◆ **Given task**: Go through each line of the records below and count those with the word "recreates"; give only the total.

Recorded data
######

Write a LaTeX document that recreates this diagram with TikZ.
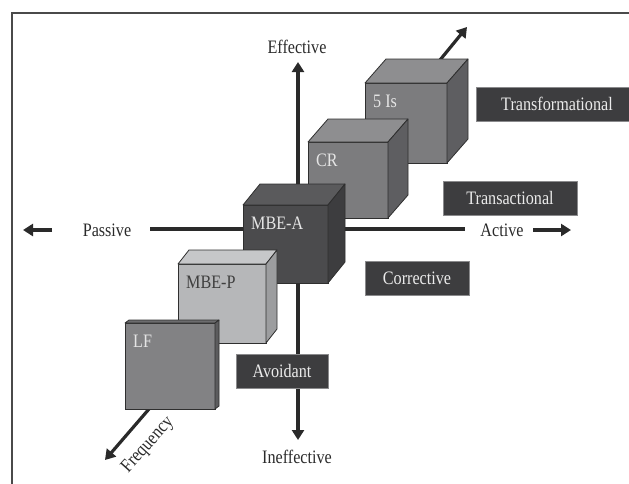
\documentclass[tikz,border=0pt]{standalone}
\usepackage{fontspec}
\setmainfont{Liberation Serif}[FakeStretch=0.85]
\usetikzlibrary{arrows.meta}
\definecolor{edgec}{HTML}{2F2F2F}
\definecolor{inkc}{HTML}{2A2A2A}
\definecolor{tagfill}{HTML}{3D3D3F}
\definecolor{tagline}{HTML}{8A8A8C}
\definecolor{midF}{HTML}{7C7C7E}
\definecolor{midT}{HTML}{8E8E90}
\definecolor{midS}{HTML}{5E5E61}
\definecolor{darkF}{HTML}{4B4B4D}
\definecolor{darkT}{HTML}{5A5A5C}
\definecolor{darkS}{HTML}{3D3D3F}
\definecolor{lightF}{HTML}{B6B7B9}
\definecolor{lightT}{HTML}{C6C7C9}
\definecolor{lightS}{HTML}{9C9D9F}
\definecolor{lfF}{HTML}{828284}
\definecolor{lfT}{HTML}{6C6C6E}
\definecolor{lfS}{HTML}{5C5C5E}
\newcommand\mycube[9]{%
  \node[cubefront, fill=#8F, minimum width={(#4-#2)*1pt}, minimum height={(#5-#3)*1pt}, anchor=north west] (#1) at (#2,#3) {};
  \draw[cubeface, fill=#8T] (#1.north west) -- ++(#6,-#7) -- ([shift={(#6,-#7)}]#1.north east) -- (#1.north east) -- cycle;
  \draw[cubeface, fill=#8S] (#1.north east) -- ++(#6,-#7) -- ([shift={(#6,-#7)}]#1.south east) -- (#1.south east) -- cycle;
  \node[cubelabel, anchor=west] (#1-t) at ([xshift=8pt,yshift=-18pt]#1.north west) {#9};
}
\begin{document}
\begin{tikzpicture}[x=1pt,y=-1pt,
  cubefront/.style={draw=edgec, line width=0.8pt, inner sep=0pt, outer sep=0pt, rectangle},
  cubeface/.style={draw=edgec, line width=0.8pt, line join=round},
  cubelabel/.style={text=white!90!black, font=\fontsize{19}{21}\selectfont, inner sep=0pt},
  tagbox/.style={fill=tagfill, draw=tagline, line width=0.6pt, text=white!92!black, minimum height=34pt, inner sep=0pt, font=\fontsize{19}{21}\selectfont},
  axislabel/.style={text=inkc, font=\fontsize{19}{21}\selectfont, inner sep=0pt},
  axisline/.style={draw=inkc, line width=3.6pt},
  tip/.style={-{Triangle[width=12pt,length=10pt]}},
  framel/.style={draw=inkc!85, line width=1.4pt}
]
\useasboundingbox (0,0) rectangle (629,483);
\coordinate (fr1) at (632,13);
\coordinate (fr2) at (12,13);
\coordinate (fr3) at (12,486);
\draw[framel] (fr1) -- (fr2) -- (fr3);

% axes
\coordinate (vtop) at (298,62);
\coordinate (vbot) at (298,440);
\coordinate (hl) at (150,229);
\coordinate (hr) at (465,229);
\draw[axisline, {Triangle[width=12pt,length=10pt]}-{Triangle[width=12pt,length=10pt]}] (vbot) -- (vtop);
\draw[axisline] (hl) -- (hr);
\coordinate (la1) at (52,230);
\coordinate (la2) at (23,230);
\draw[axisline, tip] (la1) -- (la2);
\coordinate (ra1) at (533,230);
\coordinate (ra2) at (571,230);
\draw[axisline, tip] (ra1) -- (ra2);
\coordinate (fq1) at (149,409);
\coordinate (fq2) at (105,460);
\draw[axisline, line width=3.2pt, tip] (fq1) -- (fq2);
\coordinate (up1) at (440,60);
\coordinate (up2) at (467,27);
\draw[axisline, line width=3.2pt, tip] (up1) -- (up2);

\node[axislabel] (eff) at (297,47) {Effective};
\node[axislabel] (ineff) at (297,457) {Ineffective};
\node[axislabel] (pas) at (107,230) {Passive};
\node[axislabel] (act) at (502,230) {Active};
\node[axislabel, rotate=48] (freq) at (148,445) {Frequency};

% cubes, back to front
\mycube{fiveis}{365}{83}{447}{163}{21}{24}{mid}{5 Is}
\mycube{cr}{308}{142}{388}{218}{20}{23}{mid}{CR}
\mycube{mbea}{243}{205}{328}{283}{17}{21}{dark}{MBE-A}
\mycube{mbep}{178}{264}{266}{343}{11}{14}{light}{\textcolor{inkc!90}{MBE-P}}
\mycube{lf}{125}{323}{215}{409}{4}{3}{lf}{LF}

% category tags
\node[tagbox, minimum width=156pt] (transf) at (554,104) {\hspace*{6pt}Transformational};
\node[tagbox, minimum width=134pt] (transa) at (510,198) {Transactional};
\node[tagbox, minimum width=104pt] (corr) at (417,278) {Corrective};
\node[tagbox, minimum width=92pt] (avoid) at (282,371) {Avoidant};
\end{tikzpicture}
\end{document}
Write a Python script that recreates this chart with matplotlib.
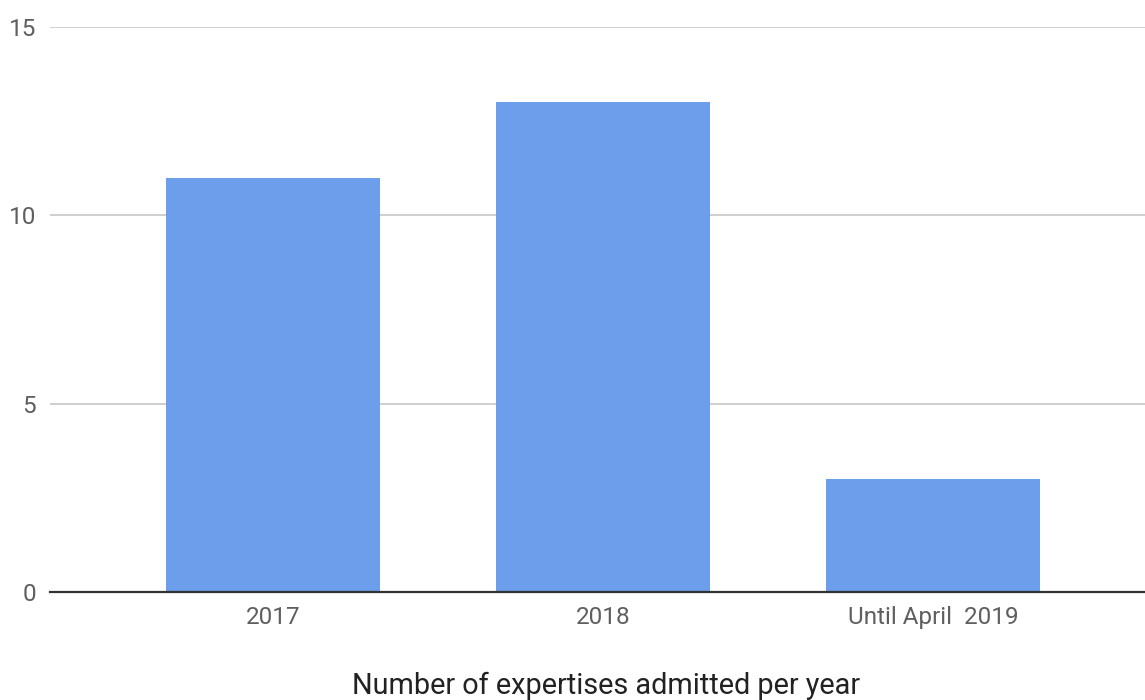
import matplotlib.pyplot as plt

categories = ['2017', '2018', 'Until April  2019']
values = [11, 13, 3]
yticks = [0, 5, 10, 15]
title = 'Number of expertises admitted per year'

plt.rcParams['font.family'] = ['Roboto', 'DejaVu Sans']

fig = plt.figure(figsize=(11.45, 7.0), dpi=100)
# axes placed in pixels: left 50, right 1145, y=0 at 592, y=15 at 27
W, H = 1145.0, 700.0
ax = fig.add_axes([50 / W, (H - 592) / H, 1095 / W, (592 - 27) / H])

bar_color = '#6d9eeb'
x = list(range(len(categories)))
ax.bar(x, values, width=0.65, color=bar_color, zorder=3)

ax.set_xlim((50 - 273) / 330, (1145 - 273) / 330)
ax.set_ylim(0, 15)

ax.set_yticks(yticks)
ax.set_yticklabels([str(t) for t in yticks])
ax.set_xticks(x)
ax.set_xticklabels(categories)
ax.tick_params(axis='both', length=0, labelsize=17.5, colors='#5f5f5f')
ax.tick_params(axis='y', pad=10)
ax.tick_params(axis='x', pad=10)

ax.yaxis.grid(True, color='#cccccc', linewidth=1.3, zorder=0)
ax.set_axisbelow(True)
for s in ['top', 'right', 'left']:
    ax.spines[s].set_visible(False)
ax.spines['bottom'].set_color('#333333')
ax.spines['bottom'].set_linewidth(1.6)
ax.spines['bottom'].set_zorder(4)

fig.text(606 / W, 1 - 686 / H, title, ha='center', va='center',
         fontsize=20.8, color='#222222')

fig.savefig('out.png', dpi=100, facecolor='white')
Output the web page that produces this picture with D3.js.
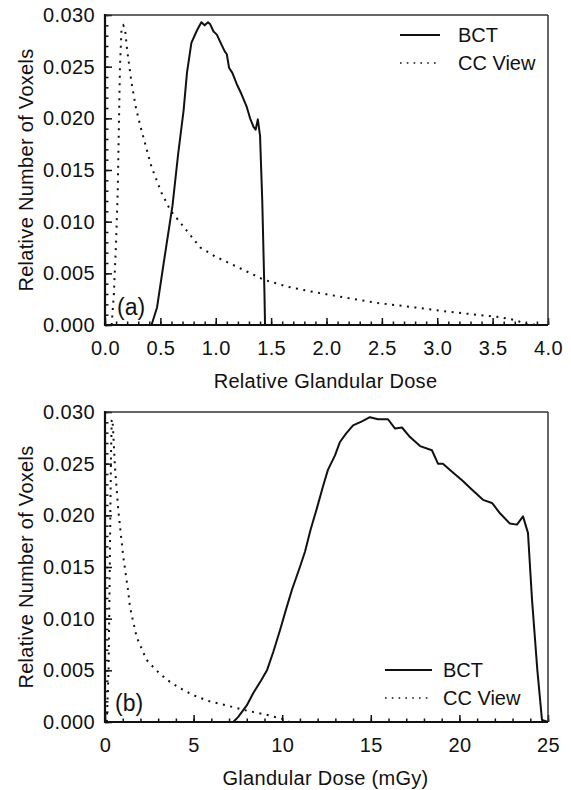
<!DOCTYPE html>
<html>
<head>
<meta charset="utf-8">
<script src="https://cdn.jsdelivr.net/npm/d3@7"></script>
<style>
  body { margin: 0; background: #fff; }
  svg text { font-family: "Liberation Sans", Arial, sans-serif; fill: #111; }
</style>
</head>
<body>
<div id="chart"></div>
<script>
// ---- data ----
// panel (a): relative glandular dose
const bctRelDose = [0.42, 0.47, 0.53, 0.61, 0.66, 0.71, 0.74, 0.78, 0.83, 0.87, 0.90, 0.93, 0.95, 0.98, 1.01, 1.04, 1.08, 1.10, 1.12, 1.15, 1.19, 1.23, 1.28, 1.31, 1.34, 1.36, 1.38, 1.40, 1.42, 1.44, 1.445];
const bctRelFrac = [0, 0.0017, 0.0060, 0.0116, 0.0165, 0.0208, 0.0244, 0.0273, 0.0285, 0.0293, 0.0290, 0.0293, 0.0291, 0.0284, 0.0281, 0.0274, 0.0265, 0.0262, 0.0249, 0.0244, 0.0233, 0.0224, 0.0211, 0.0200, 0.0192, 0.0189, 0.0199, 0.0183, 0.0120, 0.0030, 0];
const ccRelDose = [0.06, 0.08, 0.10, 0.115, 0.125, 0.135, 0.15, 0.165, 0.18, 0.20, 0.24, 0.28, 0.32, 0.42, 0.51, 0.59, 0.68, 0.86, 1.0, 1.16, 1.43, 1.65, 1.88, 2.2, 2.48, 2.8, 3.09, 3.35, 3.54, 3.69, 3.81, 3.9];
const ccRelFrac = [0, 0.003, 0.008, 0.013, 0.019, 0.025, 0.0288, 0.0290, 0.0287, 0.0266, 0.0234, 0.0210, 0.0192, 0.0153, 0.0128, 0.0111, 0.0099, 0.0075, 0.0066, 0.0058, 0.0044, 0.0037, 0.0032, 0.0026, 0.0021, 0.0017, 0.0013, 0.0010, 0.0008, 0.0005, 0.0001, 0];

// panel (b): glandular dose in mGy
const bctDose = [7.24, 7.52, 8.0, 8.37, 8.8, 9.14, 9.5, 9.88, 10.2, 10.55, 11.0, 11.29, 11.6, 11.96, 12.3, 12.58, 12.98, 13.26, 13.6, 14.0, 14.5, 14.95, 15.4, 15.97, 16.37, 16.76, 17.2, 17.78, 18.45, 18.79, 19.07, 19.6, 20.15, 20.7, 21.33, 21.84, 22.29, 22.85, 23.25, 23.59, 23.87, 24.1, 24.4, 24.66, 25];
const bctFrac = [0, 0.0005, 0.0016, 0.0028, 0.0040, 0.0050, 0.0068, 0.0089, 0.0108, 0.0128, 0.0150, 0.0165, 0.0186, 0.0207, 0.0228, 0.0244, 0.0258, 0.0271, 0.0279, 0.0287, 0.0291, 0.0295, 0.0293, 0.0293, 0.0284, 0.0285, 0.0276, 0.0267, 0.0263, 0.0250, 0.0250, 0.0242, 0.0234, 0.0225, 0.0215, 0.0212, 0.0202, 0.0192, 0.0191, 0.0199, 0.0183, 0.0118, 0.0050, 0.0002, 0];
const ccDose = [0.1, 0.2, 0.25, 0.3, 0.34, 0.38, 0.41, 0.45, 0.56, 0.75, 1.03, 1.32, 1.41, 1.79, 2.35, 2.9, 3.48, 4.2, 4.97, 5.9, 6.86, 8.0, 9.12, 10.0, 10.4];
const ccFrac = [0, 0.005, 0.012, 0.020, 0.026, 0.0292, 0.0293, 0.0285, 0.0247, 0.0205, 0.0160, 0.0125, 0.0111, 0.0082, 0.0060, 0.0050, 0.0041, 0.0033, 0.0026, 0.0020, 0.0016, 0.0011, 0.0007, 0.0003, 0];

const yTicks = [0, 0.005, 0.010, 0.015, 0.020, 0.025, 0.030];
const relDoseTicks = [0, 0.5, 1.0, 1.5, 2.0, 2.5, 3.0, 3.5, 4.0];
const doseTicks = [0, 5, 10, 15, 20, 25];
const seriesNames = ['BCT', 'CC View'];

const width = 571, height = 790;
const svg = d3.select('#chart').append('svg')
  .attr('width', width)
  .attr('height', height);

function drawPanel(opts) {
  const { top, xMax, xTicks, xMinorStep, xFmt, xTitle, tag, bct, cc, legendPos } = opts;
  const left = 105, plotW = 443, plotH = 310;

  const g = svg.append('g').attr('transform', `translate(${left},${top})`);

  const x = d3.scaleLinear().domain([0, xMax]).range([0, plotW]);
  const y = d3.scaleLinear().domain([0, 0.030]).range([plotH, 0]);

  // minor ticks
  const xMinor = d3.range(0, xMax + 1e-9, xMinorStep);
  const yMinor = d3.range(0, 0.030 + 1e-9, 0.001);

  g.append('g')
    .attr('transform', `translate(0,${plotH})`)
    .call(d3.axisBottom(x).tickValues(xMinor).tickSize(-3.5).tickFormat(''))
    .call(a => a.select('.domain').remove())
    .selectAll('line').attr('stroke', '#111').attr('stroke-width', 1.5);

  g.append('g')
    .call(d3.axisLeft(y).tickValues(yMinor).tickSize(-3.5).tickFormat(''))
    .call(a => a.select('.domain').remove())
    .selectAll('line').attr('stroke', '#111').attr('stroke-width', 1.5);

  // major ticks + labels
  const xAxis = g.append('g')
    .attr('transform', `translate(0,${plotH})`)
    .call(d3.axisBottom(x).tickValues(xTicks).tickSize(-7).tickPadding(16).tickFormat(xFmt));
  xAxis.select('.domain').remove();
  xAxis.selectAll('line').attr('stroke', '#111').attr('stroke-width', 1.5);
  xAxis.selectAll('text').attr('font-size', 20).attr('fill', '#111').style('letter-spacing', '0.4px');

  const yAxis = g.append('g')
    .call(d3.axisLeft(y).tickValues(yTicks).tickSize(-7).tickPadding(10).tickFormat(d3.format('.3f')));
  yAxis.select('.domain').remove();
  yAxis.selectAll('line').attr('stroke', '#111').attr('stroke-width', 1.5);
  yAxis.selectAll('text').attr('font-size', 20).attr('fill', '#111').style('letter-spacing', '0.4px');

  // frame
  g.append('line').attr('x1', 0).attr('x2', plotW).attr('y1', 0).attr('y2', 0)
    .attr('stroke', '#333').attr('stroke-width', 1.5);
  g.append('line').attr('x1', plotW).attr('x2', plotW).attr('y1', 0).attr('y2', plotH)
    .attr('stroke', '#333').attr('stroke-width', 1.5);
  g.append('line').attr('x1', 0).attr('x2', 0).attr('y1', -1).attr('y2', plotH + 1)
    .attr('stroke', '#111').attr('stroke-width', 2.2);
  g.append('line').attr('x1', -1).attr('x2', plotW).attr('y1', plotH).attr('y2', plotH)
    .attr('stroke', '#111').attr('stroke-width', 2.2);

  const line = d3.line().x(d => x(d[0])).y(d => y(d[1]));

  g.append('path')
    .datum(d3.zip(cc[0], cc[1]))
    .attr('fill', 'none')
    .attr('stroke', '#111')
    .attr('stroke-width', 2)
    .attr('stroke-dasharray', '2,5.5')
    .attr('d', line);

  g.append('path')
    .datum(d3.zip(bct[0], bct[1]))
    .attr('fill', 'none')
    .attr('stroke', '#111')
    .attr('stroke-width', 2)
    .attr('stroke-linejoin', 'round')
    .attr('d', line);

  // axis titles
  svg.append('text')
    .attr('x', left + plotW / 2 - 1)
    .attr('y', top + plotH + 63)
    .attr('text-anchor', 'middle')
    .attr('font-size', 20)
    .style('letter-spacing', '0.3px')
    .text(xTitle);

  svg.append('text')
    .attr('transform', `translate(33,${top + plotH / 2}) rotate(-90)`)
    .attr('text-anchor', 'middle')
    .attr('font-size', 20)
    .style('letter-spacing', '0.3px')
    .text('Relative Number of Voxels');

  // panel tag
  g.append('text')
    .attr('x', tag.x)
    .attr('y', plotH - tag.dy)
    .attr('font-size', 23)
    .text(tag.label);

  // legend
  const lg = svg.append('g').attr('transform', `translate(${legendPos[0]},${legendPos[1]})`);
  seriesNames.forEach((name, i) => {
    lg.append('line')
      .attr('x1', 0).attr('x2', legendPos[2])
      .attr('y1', i * 28).attr('y2', i * 28)
      .attr('stroke', '#111')
      .attr('stroke-width', i === 0 ? 2 : 1.6)
      .attr('stroke-dasharray', i === 0 ? null : '1.6,5.2');
    lg.append('text')
      .attr('x', legendPos[3])
      .attr('y', i * 28 + 7)
      .attr('font-size', 20)
      .text(name);
  });
}

drawPanel({
  top: 15, xMax: 4, xTicks: relDoseTicks, xMinorStep: 0.1, xFmt: d3.format('.1f'),
  xTitle: 'Relative Glandular Dose',
  tag: { label: '(a)', x: 12, dy: 10 },
  bct: [bctRelDose, bctRelFrac], cc: [ccRelDose, ccRelFrac],
  legendPos: [400, 35, 40, 58]
});

drawPanel({
  top: 412, xMax: 25, xTicks: doseTicks, xMinorStep: 1, xFmt: d3.format('d'),
  xTitle: 'Glandular Dose (mGy)',
  tag: { label: '(b)', x: 10, dy: 11 },
  bct: [bctDose, bctFrac], cc: [ccDose, ccFrac],
  legendPos: [385, 670, 47, 58]
});
</script>
</body>
</html>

######

◆ **Completed task**: 2